Thinking Like a Conservative (Part Four): Goalpost-Moving

http://www.thenation.com/blog/176585/thinking-conservative-part-four-goalpost-moving?rel=emailNation#

Some thoughts today on the apocalyptic horror that envelops us this week, thanks to our friends on the right. Last week I noted that conservatives are time-biders: “The catacombs were good enough for the Christians,” as National Review publisher William Rusher put it in 1960. That’s their imperative as they see it: hunker down, for decades if need be, waiting for the opportune moment to strike down the wickedness they spy everywhere—in this case, a smoothly functioning federal government. “My goal is to cut government in half in twenty-five years,” Grover Norquist said in the first part of the quote, whose more famous second half is “to get it down to the size where we can drown it in the bathtub.”

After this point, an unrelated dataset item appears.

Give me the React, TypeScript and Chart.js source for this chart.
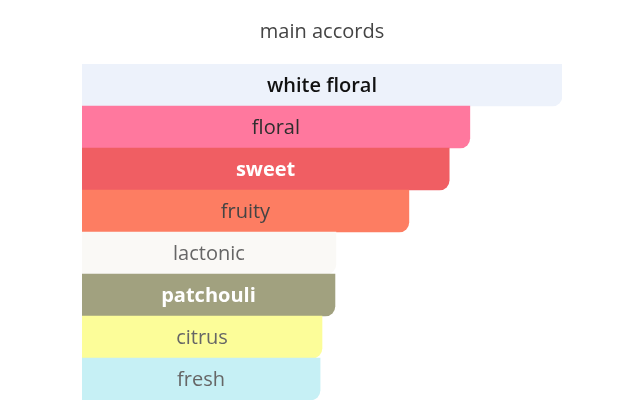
import { useEffect, useRef } from 'react';
import { Chart, registerables, Plugin } from 'chart.js';

Chart.register(...registerables);

const accords = ['white floral', 'floral', 'sweet', 'fruity', 'lactonic', 'patchouli', 'citrus', 'fresh'];
const strengths = [100, 80.8, 76.5, 68.1, 52.9, 52.7, 50.0, 49.6];

const barColors = ['#EDF2FB', '#FF789E', '#F05E63', '#FD7D62', '#FAF9F6', '#A1A17F', '#FCFD99', '#C6F0F5'];
const labelColors = ['#111111', '#2e2e2e', '#ffffff', '#444444', '#666666', '#ffffff', '#666666', '#666666'];
const labelWeights = ['600', '500', '700', '500', '500', '700', '500', '500'];

const FONT = '"Open Sans", "Noto Sans", sans-serif';

const barLabels: Plugin<'bar'> = {
  id: 'barLabels',
  afterDatasetsDraw(chart) {
    const { ctx } = chart;
    const meta = chart.getDatasetMeta(0);
    ctx.save();
    ctx.textAlign = 'center';
    ctx.textBaseline = 'middle';
    meta.data.forEach((el: any, i) => {
      const { x, y, base } = el.getProps(['x', 'y', 'base'], true);
      ctx.font = `${labelWeights[i]} 20px ${FONT}`;
      ctx.fillStyle = labelColors[i];
      ctx.fillText(accords[i], (x + base) / 2, y + 1);
    });
    ctx.restore();
  },
};

export default function App() {
  const canvasRef = useRef<HTMLCanvasElement>(null);

  useEffect(() => {
    if (!canvasRef.current) return;
    const chart = new Chart(canvasRef.current, {
      type: 'bar',
      data: {
        labels: accords,
        datasets: [
          {
            data: strengths,
            backgroundColor: barColors,
            borderWidth: 0,
            borderRadius: { topLeft: 0, topRight: 0, bottomLeft: 0, bottomRight: 10 },
            borderSkipped: false,
            barPercentage: 1,
            categoryPercentage: 1,
          },
        ],
      },
      options: {
        indexAxis: 'y',
        responsive: true,
        maintainAspectRatio: false,
        animation: false,
        layout: { padding: { left: 74, right: 67, top: 0, bottom: 20 } },
        scales: {
          x: { display: false, min: 0, max: 100 },
          y: { display: false },
        },
        plugins: {
          legend: { display: false },
          tooltip: { enabled: false },
          title: {
            display: true,
            text: 'main accords',
            color: '#444444',
            font: { family: FONT, size: 20, weight: 'normal' },
            padding: { top: 12, bottom: 20 },
          },
        },
      },
      plugins: [barLabels],
    });
    return () => chart.destroy();
  }, []);

  return (
    <div style={{ width: 621, height: 412 }}>
      <canvas ref={canvasRef} />
    </div>
  );
}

Twenty-five years. Given that sedulous long-termism, conservatives are also, it is crucial to understand, inveterate goalpost-movers—fundamentally so. Whenever an exasperated liberal points out that the basic architecture of the Affordable Care Act matches a plan drawn up by the Heritage Foundation in the 1990s, I feel a stab of exasperation myself—with my side. Theirs is not a clinching argument, or even a good argument. It means nothing to point out to conservatives that Heritage once proposed something like Obamacare. The Heritage plan was a tactic of a moment—a moment that required something to fill in the space to the right of President Clinton’s healthcare plan, an increment toward the real strategic goal of getting the government out of the healthcare business altogether… someday.

I am never more exasperated than when Barack Obama makes such arguments. He loves them! This week it was his observation, “The bill that is being presented to end the government shutdown reflects Republican priorities.” So why can’t they see reason?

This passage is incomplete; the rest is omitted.